• [Instructions for the task]: Give every line below again, exactly.

★ ★ ★ ★ ★ ★ ★

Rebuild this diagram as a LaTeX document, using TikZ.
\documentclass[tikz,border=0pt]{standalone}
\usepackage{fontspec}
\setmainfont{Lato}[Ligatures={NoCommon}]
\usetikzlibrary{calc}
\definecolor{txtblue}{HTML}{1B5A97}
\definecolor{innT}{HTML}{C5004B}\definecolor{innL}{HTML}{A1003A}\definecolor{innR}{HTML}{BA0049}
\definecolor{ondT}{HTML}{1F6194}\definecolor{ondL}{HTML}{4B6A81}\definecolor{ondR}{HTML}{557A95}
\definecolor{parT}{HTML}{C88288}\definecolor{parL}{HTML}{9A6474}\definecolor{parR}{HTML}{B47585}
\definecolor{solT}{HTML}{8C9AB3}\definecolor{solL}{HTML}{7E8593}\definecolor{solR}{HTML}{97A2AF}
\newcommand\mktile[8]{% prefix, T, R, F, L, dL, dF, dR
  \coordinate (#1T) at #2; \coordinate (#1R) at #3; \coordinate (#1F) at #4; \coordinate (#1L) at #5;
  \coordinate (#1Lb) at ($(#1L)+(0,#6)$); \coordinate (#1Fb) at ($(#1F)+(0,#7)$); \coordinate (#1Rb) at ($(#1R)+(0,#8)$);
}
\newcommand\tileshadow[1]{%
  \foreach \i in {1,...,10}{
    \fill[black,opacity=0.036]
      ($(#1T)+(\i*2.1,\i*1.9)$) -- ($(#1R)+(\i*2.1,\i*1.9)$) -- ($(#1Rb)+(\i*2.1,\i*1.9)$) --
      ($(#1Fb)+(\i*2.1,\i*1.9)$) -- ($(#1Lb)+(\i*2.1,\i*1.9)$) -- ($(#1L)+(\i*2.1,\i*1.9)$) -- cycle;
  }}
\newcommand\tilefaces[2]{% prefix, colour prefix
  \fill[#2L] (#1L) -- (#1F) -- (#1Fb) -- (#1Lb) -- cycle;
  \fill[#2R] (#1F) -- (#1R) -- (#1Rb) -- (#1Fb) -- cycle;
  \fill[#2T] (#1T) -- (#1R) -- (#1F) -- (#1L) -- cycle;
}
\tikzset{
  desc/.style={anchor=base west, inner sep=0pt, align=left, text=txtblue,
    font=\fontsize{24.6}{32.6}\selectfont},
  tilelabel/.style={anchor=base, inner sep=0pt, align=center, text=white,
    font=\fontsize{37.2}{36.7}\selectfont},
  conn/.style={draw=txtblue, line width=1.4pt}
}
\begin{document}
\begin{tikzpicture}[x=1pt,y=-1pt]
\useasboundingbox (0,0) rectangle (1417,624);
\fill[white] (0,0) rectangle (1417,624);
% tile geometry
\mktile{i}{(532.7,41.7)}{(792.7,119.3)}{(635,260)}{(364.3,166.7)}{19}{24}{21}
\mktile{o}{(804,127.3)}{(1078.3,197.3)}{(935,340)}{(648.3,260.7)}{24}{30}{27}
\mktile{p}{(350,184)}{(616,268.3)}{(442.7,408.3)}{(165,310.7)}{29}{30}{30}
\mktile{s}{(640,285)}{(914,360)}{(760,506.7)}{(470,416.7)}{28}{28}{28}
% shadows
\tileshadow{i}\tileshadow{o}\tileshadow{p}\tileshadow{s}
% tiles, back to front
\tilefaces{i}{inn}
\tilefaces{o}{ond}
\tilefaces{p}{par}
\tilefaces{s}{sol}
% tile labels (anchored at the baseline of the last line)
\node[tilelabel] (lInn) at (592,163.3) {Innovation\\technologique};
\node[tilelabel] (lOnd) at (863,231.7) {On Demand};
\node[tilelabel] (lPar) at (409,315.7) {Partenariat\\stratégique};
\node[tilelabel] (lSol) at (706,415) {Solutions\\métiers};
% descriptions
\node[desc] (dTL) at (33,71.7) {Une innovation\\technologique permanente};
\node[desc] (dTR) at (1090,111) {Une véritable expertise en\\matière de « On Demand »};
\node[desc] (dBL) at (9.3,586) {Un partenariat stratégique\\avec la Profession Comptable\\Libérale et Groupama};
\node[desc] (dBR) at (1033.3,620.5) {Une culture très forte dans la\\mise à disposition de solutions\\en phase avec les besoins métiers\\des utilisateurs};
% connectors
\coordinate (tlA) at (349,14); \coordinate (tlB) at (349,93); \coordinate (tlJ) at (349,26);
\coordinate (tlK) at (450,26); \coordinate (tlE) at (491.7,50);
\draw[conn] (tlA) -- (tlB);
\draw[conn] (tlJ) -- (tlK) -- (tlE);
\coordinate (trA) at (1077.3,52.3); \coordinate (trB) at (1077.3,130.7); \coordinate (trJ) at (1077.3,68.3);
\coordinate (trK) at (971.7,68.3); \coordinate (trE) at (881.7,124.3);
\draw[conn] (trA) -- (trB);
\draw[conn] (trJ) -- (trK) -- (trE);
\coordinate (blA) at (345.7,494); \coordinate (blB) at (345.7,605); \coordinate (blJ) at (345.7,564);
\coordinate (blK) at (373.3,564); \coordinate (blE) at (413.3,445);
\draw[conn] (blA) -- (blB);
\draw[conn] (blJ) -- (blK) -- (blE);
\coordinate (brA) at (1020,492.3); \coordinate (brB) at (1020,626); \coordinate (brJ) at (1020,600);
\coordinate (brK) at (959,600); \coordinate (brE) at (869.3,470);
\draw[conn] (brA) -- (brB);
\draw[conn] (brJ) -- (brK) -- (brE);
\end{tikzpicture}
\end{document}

★ ★ ★ ★ ★ ★ ★

• [Result of the exercise]:
Rebuild this diagram as a LaTeX document, using TikZ.
\documentclass[tikz,border=0pt]{standalone}
\usepackage{fontspec}
\setmainfont{Lato}[Ligatures={NoCommon}]
\usetikzlibrary{calc}
\definecolor{txtblue}{HTML}{1B5A97}
\definecolor{innT}{HTML}{C5004B}\definecolor{innL}{HTML}{A1003A}\definecolor{innR}{HTML}{BA0049}
\definecolor{ondT}{HTML}{1F6194}\definecolor{ondL}{HTML}{4B6A81}\definecolor{ondR}{HTML}{557A95}
\definecolor{parT}{HTML}{C88288}\definecolor{parL}{HTML}{9A6474}\definecolor{parR}{HTML}{B47585}
\definecolor{solT}{HTML}{8C9AB3}\definecolor{solL}{HTML}{7E8593}\definecolor{solR}{HTML}{97A2AF}
\newcommand\mktile[8]{% prefix, T, R, F, L, dL, dF, dR
  \coordinate (#1T) at #2; \coordinate (#1R) at #3; \coordinate (#1F) at #4; \coordinate (#1L) at #5;
  \coordinate (#1Lb) at ($(#1L)+(0,#6)$); \coordinate (#1Fb) at ($(#1F)+(0,#7)$); \coordinate (#1Rb) at ($(#1R)+(0,#8)$);
}
\newcommand\tileshadow[1]{%
  \foreach \i in {1,...,10}{
    \fill[black,opacity=0.036]
      ($(#1T)+(\i*2.1,\i*1.9)$) -- ($(#1R)+(\i*2.1,\i*1.9)$) -- ($(#1Rb)+(\i*2.1,\i*1.9)$) --
      ($(#1Fb)+(\i*2.1,\i*1.9)$) -- ($(#1Lb)+(\i*2.1,\i*1.9)$) -- ($(#1L)+(\i*2.1,\i*1.9)$) -- cycle;
  }}
\newcommand\tilefaces[2]{% prefix, colour prefix
  \fill[#2L] (#1L) -- (#1F) -- (#1Fb) -- (#1Lb) -- cycle;
  \fill[#2R] (#1F) -- (#1R) -- (#1Rb) -- (#1Fb) -- cycle;
  \fill[#2T] (#1T) -- (#1R) -- (#1F) -- (#1L) -- cycle;
}
\tikzset{
  desc/.style={anchor=base west, inner sep=0pt, align=left, text=txtblue,
    font=\fontsize{24.6}{32.6}\selectfont},
  tilelabel/.style={anchor=base, inner sep=0pt, align=center, text=white,
    font=\fontsize{37.2}{36.7}\selectfont},
  conn/.style={draw=txtblue, line width=1.4pt}
}
\begin{document}
\begin{tikzpicture}[x=1pt,y=-1pt]
\useasboundingbox (0,0) rectangle (1417,624);
\fill[white] (0,0) rectangle (1417,624);
% tile geometry
\mktile{i}{(532.7,41.7)}{(792.7,119.3)}{(635,260)}{(364.3,166.7)}{19}{24}{21}
\mktile{o}{(804,127.3)}{(1078.3,197.3)}{(935,340)}{(648.3,260.7)}{24}{30}{27}
\mktile{p}{(350,184)}{(616,268.3)}{(442.7,408.3)}{(165,310.7)}{29}{30}{30}
\mktile{s}{(640,285)}{(914,360)}{(760,506.7)}{(470,416.7)}{28}{28}{28}
% shadows
\tileshadow{i}\tileshadow{o}\tileshadow{p}\tileshadow{s}
% tiles, back to front
\tilefaces{i}{inn}
\tilefaces{o}{ond}
\tilefaces{p}{par}
\tilefaces{s}{sol}
% tile labels (anchored at the baseline of the last line)
\node[tilelabel] (lInn) at (592,163.3) {Innovation\\technologique};
\node[tilelabel] (lOnd) at (863,231.7) {On Demand};
\node[tilelabel] (lPar) at (409,315.7) {Partenariat\\stratégique};
\node[tilelabel] (lSol) at (706,415) {Solutions\\métiers};
% descriptions
\node[desc] (dTL) at (33,71.7) {Une innovation\\technologique permanente};
\node[desc] (dTR) at (1090,111) {Une véritable expertise en\\matière de « On Demand »};
\node[desc] (dBL) at (9.3,586) {Un partenariat stratégique\\avec la Profession Comptable\\Libérale et Groupama};
\node[desc] (dBR) at (1033.3,620.5) {Une culture très forte dans la\\mise à disposition de solutions\\en phase avec les besoins métiers\\des utilisateurs};
% connectors
\coordinate (tlA) at (349,14); \coordinate (tlB) at (349,93); \coordinate (tlJ) at (349,26);
\coordinate (tlK) at (450,26); \coordinate (tlE) at (491.7,50);
\draw[conn] (tlA) -- (tlB);
\draw[conn] (tlJ) -- (tlK) -- (tlE);
\coordinate (trA) at (1077.3,52.3); \coordinate (trB) at (1077.3,130.7); \coordinate (trJ) at (1077.3,68.3);
\coordinate (trK) at (971.7,68.3); \coordinate (trE) at (881.7,124.3);
\draw[conn] (trA) -- (trB);
\draw[conn] (trJ) -- (trK) -- (trE);
\coordinate (blA) at (345.7,494); \coordinate (blB) at (345.7,605); \coordinate (blJ) at (345.7,564);
\coordinate (blK) at (373.3,564); \coordinate (blE) at (413.3,445);
\draw[conn] (blA) -- (blB);
\draw[conn] (blJ) -- (blK) -- (blE);
\coordinate (brA) at (1020,492.3); \coordinate (brB) at (1020,626); \coordinate (brJ) at (1020,600);
\coordinate (brK) at (959,600); \coordinate (brE) at (869.3,470);
\draw[conn] (brA) -- (brB);
\draw[conn] (brJ) -- (brK) -- (brE);
\end{tikzpicture}
\end{document}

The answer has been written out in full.